(REQUEST):
Within the records that follow, restate exactly the lines from the line with "Write the matplotlib code for this chart." down to the line with "from matplotlib.patches import Rectangle", including both. Omit the pictures.
# Start of TASK MATERIAL
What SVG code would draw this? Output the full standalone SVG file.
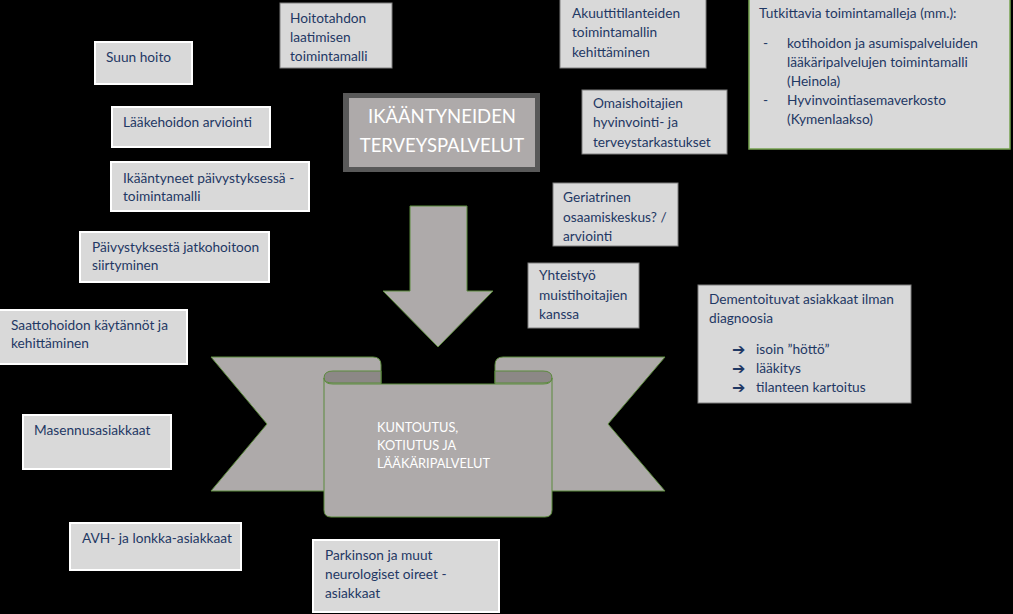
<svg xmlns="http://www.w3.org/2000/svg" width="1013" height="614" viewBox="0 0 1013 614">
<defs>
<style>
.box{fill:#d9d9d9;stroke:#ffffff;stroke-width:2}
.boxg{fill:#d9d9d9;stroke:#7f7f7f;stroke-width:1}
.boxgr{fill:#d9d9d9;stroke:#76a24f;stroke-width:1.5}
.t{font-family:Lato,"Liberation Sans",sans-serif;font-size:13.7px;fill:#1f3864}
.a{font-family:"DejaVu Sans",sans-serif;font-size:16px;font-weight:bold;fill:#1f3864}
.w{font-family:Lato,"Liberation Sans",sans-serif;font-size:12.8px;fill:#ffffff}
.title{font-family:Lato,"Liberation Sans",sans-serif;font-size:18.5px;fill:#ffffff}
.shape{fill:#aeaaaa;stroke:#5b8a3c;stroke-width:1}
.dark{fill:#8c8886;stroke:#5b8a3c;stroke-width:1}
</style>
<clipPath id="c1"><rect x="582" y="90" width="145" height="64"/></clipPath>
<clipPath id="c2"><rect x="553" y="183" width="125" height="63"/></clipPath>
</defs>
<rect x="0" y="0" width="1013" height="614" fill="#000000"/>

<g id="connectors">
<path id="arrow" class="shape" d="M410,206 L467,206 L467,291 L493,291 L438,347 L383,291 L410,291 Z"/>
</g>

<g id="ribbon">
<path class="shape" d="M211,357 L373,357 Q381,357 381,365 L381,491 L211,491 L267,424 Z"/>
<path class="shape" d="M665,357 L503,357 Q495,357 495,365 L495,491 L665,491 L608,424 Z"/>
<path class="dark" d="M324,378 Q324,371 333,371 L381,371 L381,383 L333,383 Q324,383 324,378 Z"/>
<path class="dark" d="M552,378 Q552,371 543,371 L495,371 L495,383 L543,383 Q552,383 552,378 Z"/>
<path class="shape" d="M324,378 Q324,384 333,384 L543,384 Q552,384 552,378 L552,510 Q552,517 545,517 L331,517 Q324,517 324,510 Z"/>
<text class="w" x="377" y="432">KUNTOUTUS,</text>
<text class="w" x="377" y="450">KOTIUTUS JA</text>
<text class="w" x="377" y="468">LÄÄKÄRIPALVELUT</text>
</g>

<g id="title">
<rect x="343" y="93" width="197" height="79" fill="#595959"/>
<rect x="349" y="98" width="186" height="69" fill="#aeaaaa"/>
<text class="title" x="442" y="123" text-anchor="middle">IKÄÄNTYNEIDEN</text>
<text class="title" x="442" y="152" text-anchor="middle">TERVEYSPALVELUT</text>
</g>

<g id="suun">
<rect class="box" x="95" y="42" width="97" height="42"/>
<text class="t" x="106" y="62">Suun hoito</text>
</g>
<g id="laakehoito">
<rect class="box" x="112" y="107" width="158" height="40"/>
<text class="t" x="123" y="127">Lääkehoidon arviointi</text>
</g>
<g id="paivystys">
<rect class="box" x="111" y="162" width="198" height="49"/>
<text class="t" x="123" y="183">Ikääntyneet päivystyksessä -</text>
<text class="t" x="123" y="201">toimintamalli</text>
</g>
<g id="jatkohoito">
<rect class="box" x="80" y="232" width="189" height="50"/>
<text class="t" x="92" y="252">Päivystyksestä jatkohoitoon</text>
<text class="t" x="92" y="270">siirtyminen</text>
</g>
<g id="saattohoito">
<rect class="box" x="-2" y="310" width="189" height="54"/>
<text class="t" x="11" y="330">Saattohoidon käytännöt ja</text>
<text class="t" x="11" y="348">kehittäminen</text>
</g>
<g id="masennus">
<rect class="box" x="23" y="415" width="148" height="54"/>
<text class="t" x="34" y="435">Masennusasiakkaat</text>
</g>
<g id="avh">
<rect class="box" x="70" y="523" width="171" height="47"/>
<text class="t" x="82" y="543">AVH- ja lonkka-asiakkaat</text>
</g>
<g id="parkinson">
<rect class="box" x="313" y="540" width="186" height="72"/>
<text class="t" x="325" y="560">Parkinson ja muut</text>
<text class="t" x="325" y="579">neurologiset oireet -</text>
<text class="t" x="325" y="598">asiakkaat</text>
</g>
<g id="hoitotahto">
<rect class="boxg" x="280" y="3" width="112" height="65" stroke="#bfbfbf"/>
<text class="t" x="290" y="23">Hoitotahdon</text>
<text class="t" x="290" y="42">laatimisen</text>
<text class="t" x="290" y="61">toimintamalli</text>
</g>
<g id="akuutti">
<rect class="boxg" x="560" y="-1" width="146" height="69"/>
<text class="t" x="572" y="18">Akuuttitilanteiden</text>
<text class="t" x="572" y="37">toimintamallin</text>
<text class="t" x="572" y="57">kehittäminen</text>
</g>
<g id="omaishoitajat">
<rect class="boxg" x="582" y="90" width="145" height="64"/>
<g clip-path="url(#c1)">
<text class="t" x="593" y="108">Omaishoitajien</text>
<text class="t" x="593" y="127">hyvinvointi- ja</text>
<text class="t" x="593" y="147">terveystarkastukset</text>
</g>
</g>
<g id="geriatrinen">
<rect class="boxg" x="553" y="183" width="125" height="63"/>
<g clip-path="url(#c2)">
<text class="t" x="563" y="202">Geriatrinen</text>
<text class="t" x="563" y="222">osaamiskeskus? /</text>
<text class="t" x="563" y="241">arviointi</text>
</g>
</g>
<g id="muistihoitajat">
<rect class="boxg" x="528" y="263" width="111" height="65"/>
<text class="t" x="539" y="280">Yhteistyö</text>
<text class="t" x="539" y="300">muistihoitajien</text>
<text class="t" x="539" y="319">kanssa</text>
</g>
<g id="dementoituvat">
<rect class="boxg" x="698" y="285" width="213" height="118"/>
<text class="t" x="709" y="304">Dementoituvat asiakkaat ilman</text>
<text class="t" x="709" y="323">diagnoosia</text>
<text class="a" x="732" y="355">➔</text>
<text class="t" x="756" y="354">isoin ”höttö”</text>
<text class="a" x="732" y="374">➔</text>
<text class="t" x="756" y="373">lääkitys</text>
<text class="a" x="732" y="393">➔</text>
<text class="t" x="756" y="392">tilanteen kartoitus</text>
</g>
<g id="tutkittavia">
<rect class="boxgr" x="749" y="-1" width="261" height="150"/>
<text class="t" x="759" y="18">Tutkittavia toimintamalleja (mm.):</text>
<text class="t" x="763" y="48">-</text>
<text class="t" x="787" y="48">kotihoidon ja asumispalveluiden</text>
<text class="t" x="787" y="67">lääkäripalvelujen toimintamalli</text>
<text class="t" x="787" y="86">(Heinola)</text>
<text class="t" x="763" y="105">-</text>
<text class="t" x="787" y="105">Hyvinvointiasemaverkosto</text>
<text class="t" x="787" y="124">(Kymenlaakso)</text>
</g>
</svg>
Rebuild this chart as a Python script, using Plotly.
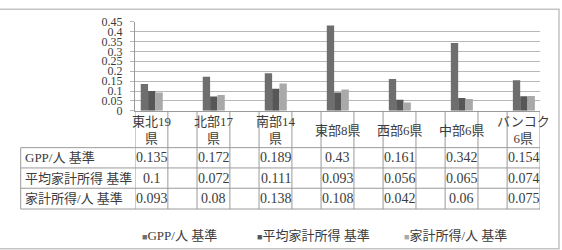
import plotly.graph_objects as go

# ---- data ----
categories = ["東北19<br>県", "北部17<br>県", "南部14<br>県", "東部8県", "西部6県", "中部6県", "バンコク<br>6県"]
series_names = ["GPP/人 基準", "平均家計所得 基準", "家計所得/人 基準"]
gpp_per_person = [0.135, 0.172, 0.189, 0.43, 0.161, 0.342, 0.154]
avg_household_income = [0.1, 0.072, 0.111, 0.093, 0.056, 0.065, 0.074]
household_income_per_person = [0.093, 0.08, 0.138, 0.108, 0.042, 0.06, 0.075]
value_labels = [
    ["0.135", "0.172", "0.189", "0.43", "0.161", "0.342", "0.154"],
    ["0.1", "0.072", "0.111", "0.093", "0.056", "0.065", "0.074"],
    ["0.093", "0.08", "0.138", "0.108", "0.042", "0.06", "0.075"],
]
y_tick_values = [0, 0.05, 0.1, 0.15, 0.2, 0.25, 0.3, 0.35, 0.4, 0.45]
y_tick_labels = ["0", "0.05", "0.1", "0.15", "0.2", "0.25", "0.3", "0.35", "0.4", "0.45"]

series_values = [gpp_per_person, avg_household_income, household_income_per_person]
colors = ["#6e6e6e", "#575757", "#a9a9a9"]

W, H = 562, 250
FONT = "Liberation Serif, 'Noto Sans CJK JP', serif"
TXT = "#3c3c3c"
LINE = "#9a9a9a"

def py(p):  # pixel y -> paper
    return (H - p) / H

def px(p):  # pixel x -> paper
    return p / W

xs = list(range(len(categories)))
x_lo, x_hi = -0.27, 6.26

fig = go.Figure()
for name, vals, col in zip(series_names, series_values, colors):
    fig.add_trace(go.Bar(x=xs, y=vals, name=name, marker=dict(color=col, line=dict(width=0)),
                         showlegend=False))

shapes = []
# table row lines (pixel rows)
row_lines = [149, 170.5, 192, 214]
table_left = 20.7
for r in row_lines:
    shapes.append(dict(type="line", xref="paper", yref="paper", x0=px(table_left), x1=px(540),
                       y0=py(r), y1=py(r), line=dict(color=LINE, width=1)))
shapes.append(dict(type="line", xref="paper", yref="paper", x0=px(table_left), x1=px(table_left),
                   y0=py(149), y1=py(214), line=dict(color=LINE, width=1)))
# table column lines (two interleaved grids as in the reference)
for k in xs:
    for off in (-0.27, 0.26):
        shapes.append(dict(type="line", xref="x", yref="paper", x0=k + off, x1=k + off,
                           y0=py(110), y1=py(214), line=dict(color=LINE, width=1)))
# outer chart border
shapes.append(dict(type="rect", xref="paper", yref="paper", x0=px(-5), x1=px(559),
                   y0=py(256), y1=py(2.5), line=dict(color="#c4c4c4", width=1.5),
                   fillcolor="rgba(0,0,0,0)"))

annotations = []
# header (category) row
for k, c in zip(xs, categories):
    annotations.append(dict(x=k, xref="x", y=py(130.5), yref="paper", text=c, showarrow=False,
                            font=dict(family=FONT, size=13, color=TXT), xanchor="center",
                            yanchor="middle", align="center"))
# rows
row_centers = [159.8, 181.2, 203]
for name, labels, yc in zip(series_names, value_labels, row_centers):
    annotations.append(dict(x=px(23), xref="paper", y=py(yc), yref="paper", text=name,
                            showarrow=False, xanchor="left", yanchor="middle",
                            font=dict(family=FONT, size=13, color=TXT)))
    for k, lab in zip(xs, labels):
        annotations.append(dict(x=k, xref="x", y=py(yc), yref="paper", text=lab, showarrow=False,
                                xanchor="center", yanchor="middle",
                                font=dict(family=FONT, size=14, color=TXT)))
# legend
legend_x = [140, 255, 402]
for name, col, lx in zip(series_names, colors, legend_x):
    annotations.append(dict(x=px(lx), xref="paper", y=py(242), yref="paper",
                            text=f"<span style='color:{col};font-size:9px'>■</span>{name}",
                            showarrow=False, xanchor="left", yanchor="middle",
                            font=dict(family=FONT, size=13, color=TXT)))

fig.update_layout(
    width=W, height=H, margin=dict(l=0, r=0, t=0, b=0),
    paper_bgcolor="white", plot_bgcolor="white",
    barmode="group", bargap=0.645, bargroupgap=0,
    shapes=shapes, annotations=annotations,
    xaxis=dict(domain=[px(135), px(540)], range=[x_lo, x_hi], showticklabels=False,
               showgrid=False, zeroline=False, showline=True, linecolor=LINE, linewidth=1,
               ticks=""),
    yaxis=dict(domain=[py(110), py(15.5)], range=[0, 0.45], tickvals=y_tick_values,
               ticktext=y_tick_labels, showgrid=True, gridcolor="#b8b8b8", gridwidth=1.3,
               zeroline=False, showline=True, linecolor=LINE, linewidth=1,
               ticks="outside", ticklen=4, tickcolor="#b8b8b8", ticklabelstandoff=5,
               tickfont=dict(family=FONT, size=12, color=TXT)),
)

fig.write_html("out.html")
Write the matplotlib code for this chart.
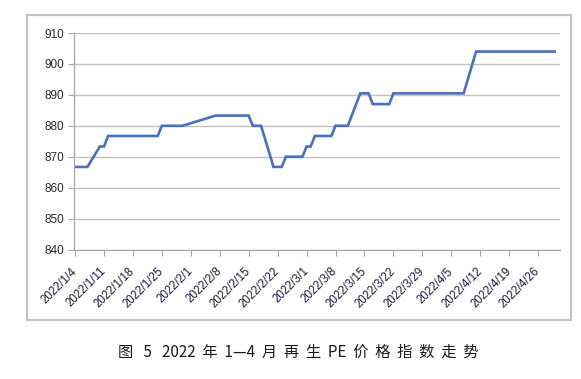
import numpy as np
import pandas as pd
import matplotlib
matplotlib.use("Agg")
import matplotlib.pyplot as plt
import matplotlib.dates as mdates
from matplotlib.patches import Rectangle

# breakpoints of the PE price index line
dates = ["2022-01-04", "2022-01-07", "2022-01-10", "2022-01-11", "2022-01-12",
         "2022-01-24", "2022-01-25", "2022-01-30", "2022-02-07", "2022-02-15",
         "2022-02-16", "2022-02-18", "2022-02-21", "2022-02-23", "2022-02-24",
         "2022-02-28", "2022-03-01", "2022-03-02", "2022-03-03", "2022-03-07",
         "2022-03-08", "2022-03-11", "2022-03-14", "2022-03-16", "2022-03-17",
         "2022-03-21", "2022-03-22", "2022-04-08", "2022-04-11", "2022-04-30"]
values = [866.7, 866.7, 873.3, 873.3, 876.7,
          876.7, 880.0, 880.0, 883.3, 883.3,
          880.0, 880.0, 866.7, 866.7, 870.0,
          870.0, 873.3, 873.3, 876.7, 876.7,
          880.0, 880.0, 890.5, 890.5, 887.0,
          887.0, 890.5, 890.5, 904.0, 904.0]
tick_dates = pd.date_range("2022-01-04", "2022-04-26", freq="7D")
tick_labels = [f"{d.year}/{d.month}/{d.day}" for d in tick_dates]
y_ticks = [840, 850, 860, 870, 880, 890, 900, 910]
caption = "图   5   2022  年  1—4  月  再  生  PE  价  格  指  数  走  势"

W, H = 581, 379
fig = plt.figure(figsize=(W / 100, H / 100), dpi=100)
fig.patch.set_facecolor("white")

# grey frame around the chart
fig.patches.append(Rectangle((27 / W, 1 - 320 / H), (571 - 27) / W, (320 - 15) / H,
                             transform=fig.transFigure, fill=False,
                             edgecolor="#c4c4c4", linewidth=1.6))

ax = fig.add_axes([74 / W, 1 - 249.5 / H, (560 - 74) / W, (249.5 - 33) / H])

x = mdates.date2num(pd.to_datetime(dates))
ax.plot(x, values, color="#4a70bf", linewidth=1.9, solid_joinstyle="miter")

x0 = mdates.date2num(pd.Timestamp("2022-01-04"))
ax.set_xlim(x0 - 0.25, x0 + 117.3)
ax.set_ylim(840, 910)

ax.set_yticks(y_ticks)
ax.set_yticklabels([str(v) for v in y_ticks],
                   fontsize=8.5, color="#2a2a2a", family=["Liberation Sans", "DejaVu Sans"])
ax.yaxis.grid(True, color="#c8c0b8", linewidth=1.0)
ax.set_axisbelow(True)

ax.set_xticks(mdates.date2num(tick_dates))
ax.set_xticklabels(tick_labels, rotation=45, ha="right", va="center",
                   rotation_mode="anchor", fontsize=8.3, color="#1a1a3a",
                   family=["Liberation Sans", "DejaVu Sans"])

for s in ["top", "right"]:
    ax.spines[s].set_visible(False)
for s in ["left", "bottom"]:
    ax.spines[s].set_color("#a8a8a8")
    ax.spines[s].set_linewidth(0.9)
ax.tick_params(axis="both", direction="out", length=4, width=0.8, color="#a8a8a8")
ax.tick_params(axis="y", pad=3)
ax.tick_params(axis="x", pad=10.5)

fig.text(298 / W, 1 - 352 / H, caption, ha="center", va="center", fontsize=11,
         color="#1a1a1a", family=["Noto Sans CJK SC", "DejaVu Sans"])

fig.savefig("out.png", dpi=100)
# End of TASK MATERIAL
(EXPECTED ANSWER):
Write the matplotlib code for this chart.
import numpy as np
import pandas as pd
import matplotlib
matplotlib.use("Agg")
import matplotlib.pyplot as plt
import matplotlib.dates as mdates
from matplotlib.patches import Rectangle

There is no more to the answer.